O gene ancestral que fez nascer a doença mais mortal da História foi “ressuscitado” por cientistas, para que lhes fosse possível perceber a série de eventos que levou o parasita da malária a infetar humanos.
A malária mata cerca de 435 mil pessoas todos os anos, sendo a maioria menores de cinco anos. A maior parte dos casos é provocada pelo parasita Plasmodium falciparum – uma das espécies de parasitas que podem causar malária. Todas se originaram, de acordo com o Newsweek, em grandes macacos de África.
“[P. falciparum] é um dos grandes flagelos do homem”, disse Gavin Wright, do Instituto Wellcome Sanger do Reino Unido. “Foi dito que a malária matou mais pessoas na história da humanidade do que qualquer outra doença”.
Wright é o principal autor de um estudo publicado esta semana na revista especializada PLOS Biology que mostra como P. falciparum conseguiu mudar de hospedeiro dos gorilas para humanos há cerca de 50 mil anos. Nesse ponto, o parasita ganhou a capacidade de infetar os nossos glóbulos vermelhos.
“Até há alguns anos, a origem do P. falciparum era um mistério, mas verificou-se que estava mais intimamente relacionado a um parasita do Plasmodium que infetava exclusivamente gorilas”, disse Wright, em comunicado.
A sequência genética não explicou, contudo, como é que o parasita conseguiu saltar de gorilas para humanos. No entanto, revelou uma região do genoma que parece ter sido transferida e essa região codificou um gene chamado rh5, que sabemos que permite ao parasita infetar glóbulos vermelhos humanos.
“O próximo desafio foi entender como estas alterações moleculares poderiam ter levado o parasita a infetar seres humanos”, disse Wright.
A equipe reconstruiu a sequência ancestral para “ressuscitar” a sequência de ADN rh5 para mostrar a forma como foi transferida para os seres humanos. Os investigadores criaram cópias sintéticas desse gene antigo em laboratório para observar as interações moleculares que aconteceram.
“Pegámos nas sequências de genes existentes e as previsões baseadas em computador – reconstrução da sequência ancestral – para voltar atrás no relógio usando um tipo de ‘arqueologia molecular’ para determinar a provável sequência dos genes envolvidos no momento em que a espécie mudou”, explicou Wright
Os resultados mostraram que o parasita tinha a capacidade de se ligar a gorilas e humanos. “Isso fornece uma explicação molecular de como o salto das espécies poderia ter acontecido”, disse Wright. “Delineamos, portanto, um caminho molecular que explica como o ancestral de P. falciparum foi capaz de saltar de gorilas para humanos”.
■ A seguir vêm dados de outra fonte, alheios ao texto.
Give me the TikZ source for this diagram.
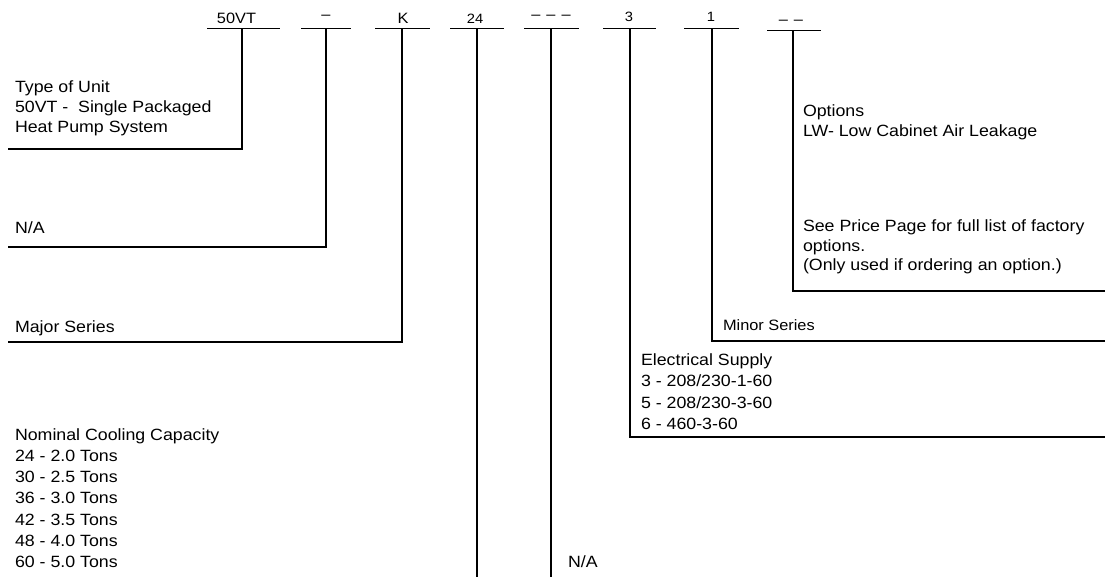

A partir disso, os investigadores identificaram uma mutação que significava que P. falciparum perdeu a capacidade de infetar gorilas, confinando-a aos seres humanos.
Wright disse que entender estes eventos moleculares é importante, pois a maioria das doenças infecciosas são “zoonoses” – doenças infecciosas capazes de ser naturalmente transmitidas entre animais e seres humanos. É aqui que um patógeno que infeta outros animais acumula mutações, o que rompe as barreiras das espécies e infeta os seres humanos.
“Ao entender as possíveis vias moleculares envolvidas, embora as hipóteses sejam muito pequenas, podemos realizar uma vigilância sequencial do parasita circulante na natureza para tentar impedir que isto aconteça novamente”.
Em termos de malária, os cientistas têm visto o rh5 como um possível alvo para uma potencial vacina. Se a interação entre o parasita e esse gene puder ser interrompida, pode impedir que seja capaz de infetar os glóbulos vermelhos. “Atualmente, o Rh5 é um emocionante alvo de vacina contra a malária no estágio sanguíneo que está a ser trabalhado ativamente pela comunidade da malária”, disse Wright. “Qualquer informação adicional que possa ajudar no desenvolvimento desta vacina seria importante”.